The beneficiary of the absence of projected top five draft choices George Wardlaw and Elijah Tsatas from Victoria Metro has been Cameron Mackenzie. Having established chemistry sharing the midfield for Sandringham in the NAB League with Will Ashcroft, the duo establish themselves as the premier one-two midfield punch during the Under-18 Championships. The dynamic at every stoppage has been whenever Ashcroft wins the football, Mackenzie is on the spread ready to receive. When Mackenzie wins the ball, Ashcroft is on the burst looking to receive. Averaging 26 disposals and 10 contested possessions, Mackenzie has demonstrated continual improvement this year and with his combination of ball winning, classy ball use, acceleration and spread from the contest, Mackenzie has pushed his name into the top 10 draft mix.
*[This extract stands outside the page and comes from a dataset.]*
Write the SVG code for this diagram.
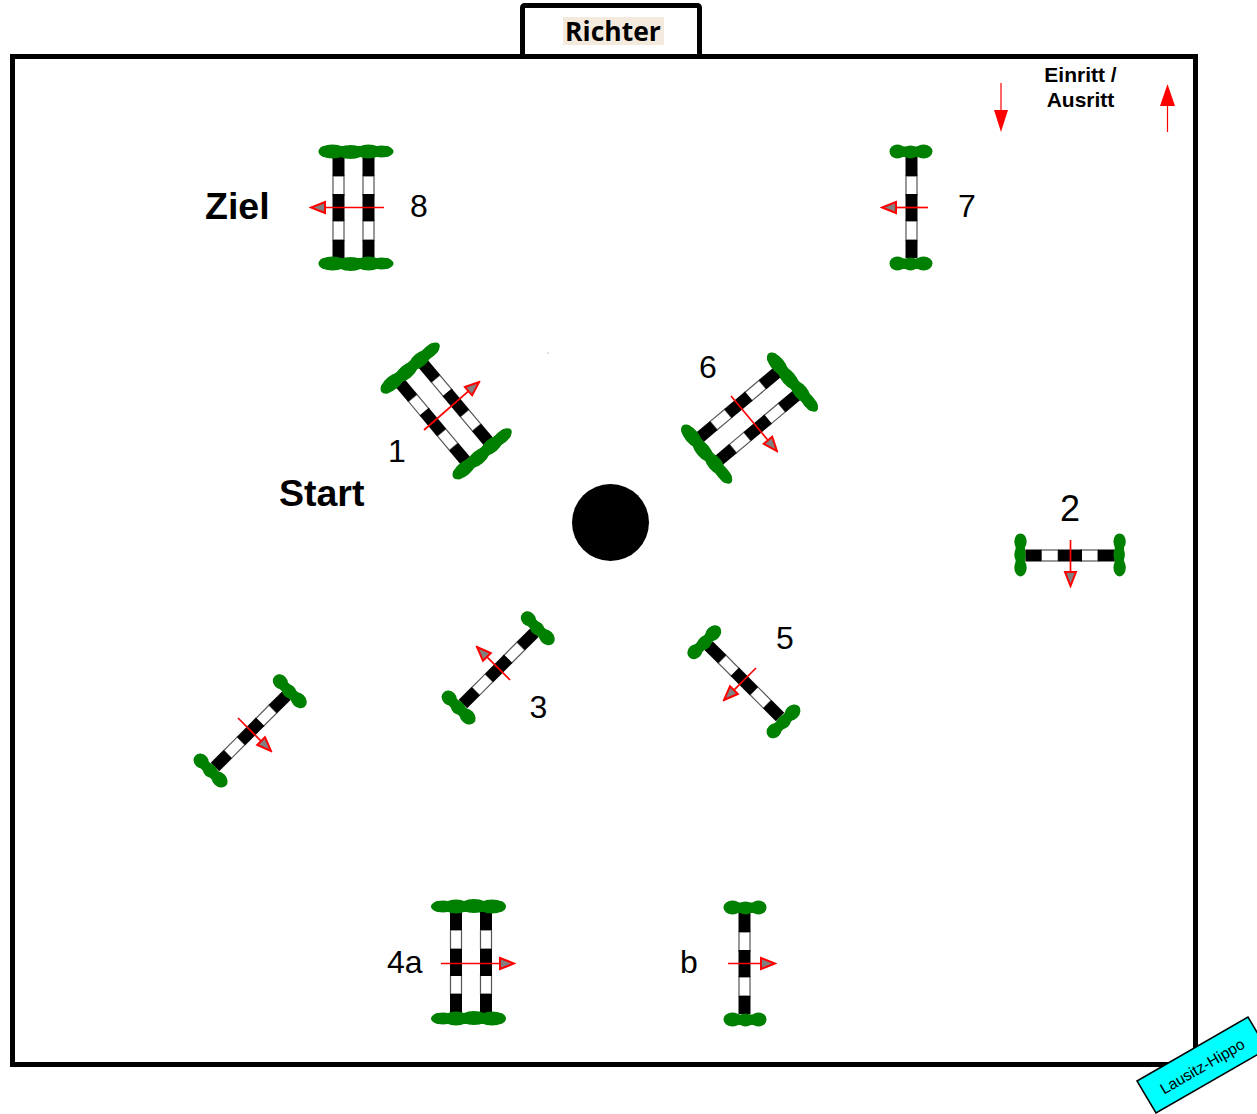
<svg xmlns="http://www.w3.org/2000/svg" xmlns:xlink="http://www.w3.org/1999/xlink" width="1257" height="1114" viewBox="0 0 1257 1114">
<style>
.lbl{font-family:"Liberation Sans",Arial,sans-serif;fill:#000}
.num{font-size:32px}
.big{font-size:37.500px;font-weight:bold}
.small{font-size:21px;font-weight:bold;text-anchor:middle}
.g{fill:#008000}
.k{fill:#000}
.w{fill:#fff;stroke:#555;stroke-width:1.200}
.arr{stroke:#f00;stroke-width:1.700;fill:none;marker-end:url(#head)}
</style>
<defs>
<marker id="head" markerUnits="userSpaceOnUse" markerWidth="18" markerHeight="16" viewBox="0 0 18 16" refX="2" refY="8" orient="auto">
<path d="M2,2.500 L16,8 L2,13.500 Z" fill="#808080" stroke="#f00" stroke-width="2"/>
</marker>
<g id="pole">
<rect class="w" x="-5.500" y="-31" width="11" height="19"/>
<rect class="w" x="-5.500" y="14" width="11" height="19"/>
<rect class="k" x="-6" y="-50" width="12" height="19"/>
<rect class="k" x="-6" y="-13" width="12" height="27"/>
<rect class="k" x="-6" y="33" width="12" height="18"/>
</g>
<g id="shrubS" class="g">
<rect x="-21" y="-5" width="40" height="10.500" rx="4"/>
<ellipse cx="-14" cy="0" rx="8" ry="7"/>
<ellipse cx="-1" cy="0.500" rx="8" ry="6.500"/>
<ellipse cx="12" cy="0" rx="9" ry="7"/>
</g>
<g id="shrubD" class="g">
<rect x="-34" y="-5.500" width="72" height="11" rx="5"/>
<ellipse cx="-21" cy="0" rx="14" ry="7"/>
<ellipse cx="-3" cy="0.500" rx="14" ry="7"/>
<ellipse cx="15" cy="0" rx="13" ry="7"/>
<ellipse cx="28" cy="0" rx="12" ry="6"/>
</g>
<g id="single">
<use xlink:href="#pole" href="#pole"/>
<use xlink:href="#shrubS" href="#shrubS" y="-55.500"/>
<use xlink:href="#shrubS" href="#shrubS" y="56.500"/>
</g>
<g id="double">
<use xlink:href="#pole" href="#pole" x="-15"/>
<use xlink:href="#pole" href="#pole" x="15"/>
<use xlink:href="#shrubD" href="#shrubD" x="0" y="-55.500"/>
<use xlink:href="#shrubD" href="#shrubD" x="0" y="56.500"/>
</g>
</defs>
<rect width="1257" height="1114" fill="#fff"/>
<g id="arena">
<rect x="12.500" y="56.500" width="1183" height="1008" fill="none" stroke="#000" stroke-width="5"/>
<circle cx="548" cy="353" r="0.500" fill="#666"/>
</g>
<g id="richter">
<rect x="522.500" y="5.500" width="177" height="51" rx="2" fill="#fff" stroke="#000" stroke-width="5"/>
<rect x="563" y="17" width="101" height="28" fill="#f3e9dd"/>
<text x="613" y="41" text-anchor="middle" style="font-family:'Open Sans','Noto Sans',sans-serif;font-size:26.500px;font-weight:bold" fill="#000">Richter</text>
</g>
<g id="center-post"><circle cx="610.500" cy="522.500" r="38.500" fill="#000"/></g>
<g id="jump-8"><use xlink:href="#double" href="#double" transform="translate(353.500 207)"/><text class="lbl num" x="410" y="217">8</text></g>
<g id="jump-7"><use xlink:href="#single" href="#single" transform="translate(911.500 207)"/><text class="lbl num" x="958" y="217">7</text></g>
<g id="jump-1"><use xlink:href="#double" href="#double" transform="translate(444 412) rotate(-40)"/><text class="lbl num" x="388" y="462">1</text></g>
<g id="jump-6"><use xlink:href="#double" href="#double" transform="translate(748.500 416) rotate(50)"/><text class="lbl num" x="699" y="378">6</text></g>
<g id="jump-2"><use xlink:href="#single" href="#single" transform="translate(1070.500 555.500) rotate(90) scale(1 0.885)"/><text class="lbl" style="font-size:36px" x="1060" y="521">2</text></g>
<g id="jump-3"><use xlink:href="#single" href="#single" transform="translate(499 668) rotate(45)"/><text class="lbl num" x="529.500" y="718">3</text></g>
<g id="jump-5"><use xlink:href="#single" href="#single" transform="translate(744 681) rotate(-45)"/><text class="lbl num" x="776" y="649">5</text></g>
<g id="jump-left"><use xlink:href="#single" href="#single" transform="translate(251 731) rotate(45)"/></g>
<g id="jump-4a"><use xlink:href="#double" href="#double" transform="translate(471 963) rotate(180)"/><text class="lbl num" x="387" y="973">4a</text></g>
<g id="jump-b"><use xlink:href="#single" href="#single" transform="translate(744.500 963) scale(-1 1)"/><text class="lbl num" x="680" y="973">b</text></g>
<g id="titles">
<text class="lbl big" x="205" y="219">Ziel</text>
<text class="lbl big" x="279" y="506">Start</text>
</g>
<g id="entry">
<text class="lbl small" x="1080.500" y="82">Einritt /</text>
<text class="lbl small" x="1080.500" y="107">Ausritt</text>
<line x1="1001" y1="83" x2="1001" y2="110" stroke="#f00" stroke-width="1.200"/>
<polygon points="994,110 1008,110 1001,132" fill="#f00"/>
<line x1="1167.500" y1="132" x2="1167.500" y2="105" stroke="#f00" stroke-width="1.200"/>
<polygon points="1160,106 1175,106 1167.500,84" fill="#f00"/>
</g>
<g id="connectors">
<line class="arr" x1="384" y1="207.500" x2="325" y2="207.500"/>
<line class="arr" x1="928" y1="207.500" x2="896" y2="207.500"/>
<line class="arr" x1="441" y1="963.500" x2="500" y2="963.500"/>
<line class="arr" x1="728" y1="963.500" x2="761" y2="963.500"/>
<line class="arr" x1="424" y1="430" x2="468.500" y2="391.200"/>
<line class="arr" x1="731" y1="396" x2="768" y2="440.300"/>
<line class="arr" x1="1070.500" y1="540" x2="1070.500" y2="572"/>
<line class="arr" x1="510" y1="680" x2="486.900" y2="656.900"/>
<line class="arr" x1="756" y1="668" x2="733.900" y2="690.100"/>
<line class="arr" x1="238" y1="718" x2="261.100" y2="741.100"/>
</g>
<g id="badge">
<polygon points="1137,1081 1248,1017 1267,1049 1156,1113" fill="#0ff" stroke="#000" stroke-width="1.500"/>
<text class="lbl" transform="translate(1205 1071) rotate(-30)" text-anchor="middle" style="font-size:15.500px">Lausitz-Hippo</text>
</g>
</svg>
A St Kilda Next-Generation Academy prospect, the Saints would under this year's updated Next-Generation Academy rules need Mackenzie to drop outside the top 40 to be able to match bids.

Aaron Cadman

With South Australian key forward Harry Lemmey struggling to find the football or have any impact across each of his three Under-18 Championships matches, Aaron Cadman, Matthew Jefferson and Isaac Keeler have each passed him on draft boards and are likely to find themselves in the first round draft discussion. Jefferson and Keeler have elevated their draft stocks during the Under-18 Championships with several outstanding performances, respectively, but the completeness of Cadman's play should see him now regarded by most as this year's premier key forward. Kicking seven goals and seven behinds across his three games, Cadman has proven a more than potent option close to goal and felt consistently threatening whenever the ball was coming his way. Garnering comparisons to Jeremy Cameron, what has separated Cadman has been the variety of ways he impacts games. Cadman took five contested marks across his three games, created separation at will on the lead, was dangerous at ground level, pushed higher up the field and set up targets inside 50m with four total score assists.